O cenário é aflitivo: a Gare d’Orsay, em Paris – de onde várias pessoas eram enviadas aos campos de concentração nazistas e onde, após desativação, em 1939, foram confinados, sucessivamente, prisioneiros da 2ª grande guerra e argelinos (só transformada no maravilhoso Musée d’Orsay em 1986) -, entrou por acaso no filme e garantiu, filmada em semi-escuridão, uma atmosfera soturna e penosa. O escritório do advogado, as salas do tribunal e os inúmeros corredores percorridos por Joseph K. foram filmados lá porque os sets de filmagem na Iugoslávia não haviam ficado prontos. A improvisação, no entanto, foi providencial.
O filme não pôde ser rodado na República Tcheca, onde Kafka era ainda um escritor banido. Diversas locações foram usadas em cenas contínuas, mixadas, de forma a criar o ambiente que Kafka descreveu, tais como a escadaria do Palazzo di Giustizia, em Roma, uma fábrica de Milão e as ruas de Zagreb, muito parecidas com as de Praga.
A atualidade do tema impressiona. O filme tem início com trecho do livro encontrado nos capítulos finais. Na cena do livro, após buscar inúmeros aconselhamentos para seu processo, Joseph K. confessa ao Capelão ser este a única pessoa em que pode confiar. O Capelão o adverte: “ – Não se engane!”. E, antes de revelar ser ele o Capelão do presídio, narra a Joseph K. parábola que simboliza os meandros da Lei. A história, contada pela voz de Orson Welles, principia “O Processo”:
“Diante da Lei, fica um guarda. Um homem, vindo do interior, pede para entrar. Mas o guarda não admite. ‘- Pode ele entrar mais tarde?’ ‘-É possível’, diz o guarda. O homem tenta olhar para dentro. Aprendeu que a Lei deveria ser acessível a todos. ‘-Não tente entrar sem a minha permissão! Eu sou poderoso! E sou apenas o mais subalterno de todos os guardas! A cada sala, a cada porta, há um guarda mais poderoso que o anterior’. Com a permissão do guarda ele senta ao lado da porta e espera. Por anos ele espera. Ele vende tudo o que tem pensando subornar o guarda. Este sempre aceita o que o homem lhe dá para que ele não sinta que não tentou. Fazendo vigília por anos, o homem conhece até as pulgas da gola do guarda. Ficando gagá com a idade, pede às pulgas que convençam o guarda a permitir a entrada. Sua visão é curta, mas ele percebe um brilho infinito ao redor da porta da lei. E agora, antes de morrer, toda sua experiência se reduz a uma pergunta que ele nunca fez. Ele chama o guarda. E o guarda responde: ‘-Você não se cansa, o que quer agora?’ ‘- Todo homem luta pela Lei’. Então, por que nesses anos todos ninguém pediu a proteção da Lei?’ Sua audição não é boa, e o guarda grita em seu ouvido: ‘-Só você poderia entrar. Ninguém mais. Essa porta foi feita só para você. E, agora, eu vou fechá-la’.
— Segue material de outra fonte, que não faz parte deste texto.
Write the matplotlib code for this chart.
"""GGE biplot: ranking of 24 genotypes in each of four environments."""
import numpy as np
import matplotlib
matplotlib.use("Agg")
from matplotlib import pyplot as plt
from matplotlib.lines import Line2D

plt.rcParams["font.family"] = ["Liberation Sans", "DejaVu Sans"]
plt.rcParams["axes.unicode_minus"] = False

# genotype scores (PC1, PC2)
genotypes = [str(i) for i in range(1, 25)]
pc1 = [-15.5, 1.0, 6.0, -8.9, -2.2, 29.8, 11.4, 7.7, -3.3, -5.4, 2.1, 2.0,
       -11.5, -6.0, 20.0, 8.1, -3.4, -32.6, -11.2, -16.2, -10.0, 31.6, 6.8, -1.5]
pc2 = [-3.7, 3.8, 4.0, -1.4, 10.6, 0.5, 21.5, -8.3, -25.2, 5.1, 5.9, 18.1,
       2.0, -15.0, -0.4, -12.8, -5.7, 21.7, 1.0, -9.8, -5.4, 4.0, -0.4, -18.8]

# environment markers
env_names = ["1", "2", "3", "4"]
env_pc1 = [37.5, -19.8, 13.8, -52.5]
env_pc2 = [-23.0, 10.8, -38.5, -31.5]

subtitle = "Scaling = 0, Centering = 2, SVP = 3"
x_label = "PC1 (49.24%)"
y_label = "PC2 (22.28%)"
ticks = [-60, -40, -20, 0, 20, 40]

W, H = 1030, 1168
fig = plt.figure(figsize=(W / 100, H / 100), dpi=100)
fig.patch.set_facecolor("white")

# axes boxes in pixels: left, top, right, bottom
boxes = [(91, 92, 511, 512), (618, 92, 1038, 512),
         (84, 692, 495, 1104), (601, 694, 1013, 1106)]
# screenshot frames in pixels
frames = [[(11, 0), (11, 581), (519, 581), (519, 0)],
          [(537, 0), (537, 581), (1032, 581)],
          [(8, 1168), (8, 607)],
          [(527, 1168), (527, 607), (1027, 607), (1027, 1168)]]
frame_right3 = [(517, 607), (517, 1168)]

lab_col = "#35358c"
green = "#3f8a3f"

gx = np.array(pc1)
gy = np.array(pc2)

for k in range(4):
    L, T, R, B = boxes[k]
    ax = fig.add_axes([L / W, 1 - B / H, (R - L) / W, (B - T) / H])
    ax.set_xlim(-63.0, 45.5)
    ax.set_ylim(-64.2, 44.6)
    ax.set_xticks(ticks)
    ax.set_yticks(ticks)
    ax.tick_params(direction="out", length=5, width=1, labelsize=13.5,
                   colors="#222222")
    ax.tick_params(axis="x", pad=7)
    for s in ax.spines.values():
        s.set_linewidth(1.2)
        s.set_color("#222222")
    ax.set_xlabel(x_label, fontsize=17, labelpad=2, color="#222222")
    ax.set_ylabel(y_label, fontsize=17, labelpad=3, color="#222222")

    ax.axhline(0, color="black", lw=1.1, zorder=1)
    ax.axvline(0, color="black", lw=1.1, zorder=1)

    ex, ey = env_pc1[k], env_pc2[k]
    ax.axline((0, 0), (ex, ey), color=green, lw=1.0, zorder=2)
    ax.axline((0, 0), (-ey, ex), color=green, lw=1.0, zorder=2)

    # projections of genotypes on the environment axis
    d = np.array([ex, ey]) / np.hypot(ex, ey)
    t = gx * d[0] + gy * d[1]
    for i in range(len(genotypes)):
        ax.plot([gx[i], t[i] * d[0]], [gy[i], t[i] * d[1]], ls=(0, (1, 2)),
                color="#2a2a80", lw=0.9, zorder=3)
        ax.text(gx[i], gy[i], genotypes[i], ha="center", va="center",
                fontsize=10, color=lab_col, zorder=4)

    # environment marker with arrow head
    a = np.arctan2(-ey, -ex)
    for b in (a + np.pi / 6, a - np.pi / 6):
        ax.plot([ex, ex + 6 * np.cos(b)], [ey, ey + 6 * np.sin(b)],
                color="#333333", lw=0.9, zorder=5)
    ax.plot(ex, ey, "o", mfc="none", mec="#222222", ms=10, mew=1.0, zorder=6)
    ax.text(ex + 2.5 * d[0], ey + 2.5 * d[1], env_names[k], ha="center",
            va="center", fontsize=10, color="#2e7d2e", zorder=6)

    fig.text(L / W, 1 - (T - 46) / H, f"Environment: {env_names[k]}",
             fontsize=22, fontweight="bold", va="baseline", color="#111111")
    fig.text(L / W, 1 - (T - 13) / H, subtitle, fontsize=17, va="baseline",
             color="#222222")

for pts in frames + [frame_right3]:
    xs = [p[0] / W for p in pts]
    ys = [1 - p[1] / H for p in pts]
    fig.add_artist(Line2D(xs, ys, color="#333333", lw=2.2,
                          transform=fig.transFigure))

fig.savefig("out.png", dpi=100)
Culpa e injustiça são enquadrados, de forma concisa, fora do plano individual, como um problema difuso, coletivo. Kafka polarizara essa problemática como uma questão entre indivíduo e autoridade. As duas versões se complementam nos tempos de hoje e é por isso que irradiam genialidade.
Várias foram as leituras que se fizeram das duas obras, muitas completamente alheias ao mundo do direito. No entanto, é na área jurídica que o filme encontra lugar para encorajar reflexões da maior importância. Espalhadas no mundo, muitas universidades usam o filme como material essencial aos debates em aula. Workshops são promovidas sobre “O Processo”. Examinam-se temas como a pena de morte, a burocratização da justiça, os caminhos do direito administrativo.
Mas é perto do estudo do processo que livro e filme alcançam importância vital, muito especialmente para o processo penal. Ambos incomodam ao revelar, com bastante lucidez, que as instituições, despersonalizadas, permanecem no tempo e que a vida do homem tem duração limitada no tempo e no espaço. A longevidade, por si só, já é uma vantagem. De nada adianta a lei pairar, eterna, sobre todos, se não se considerar que a vida do homem simplesmente acaba, mesmo que ninguém se ocupe de matá-lo.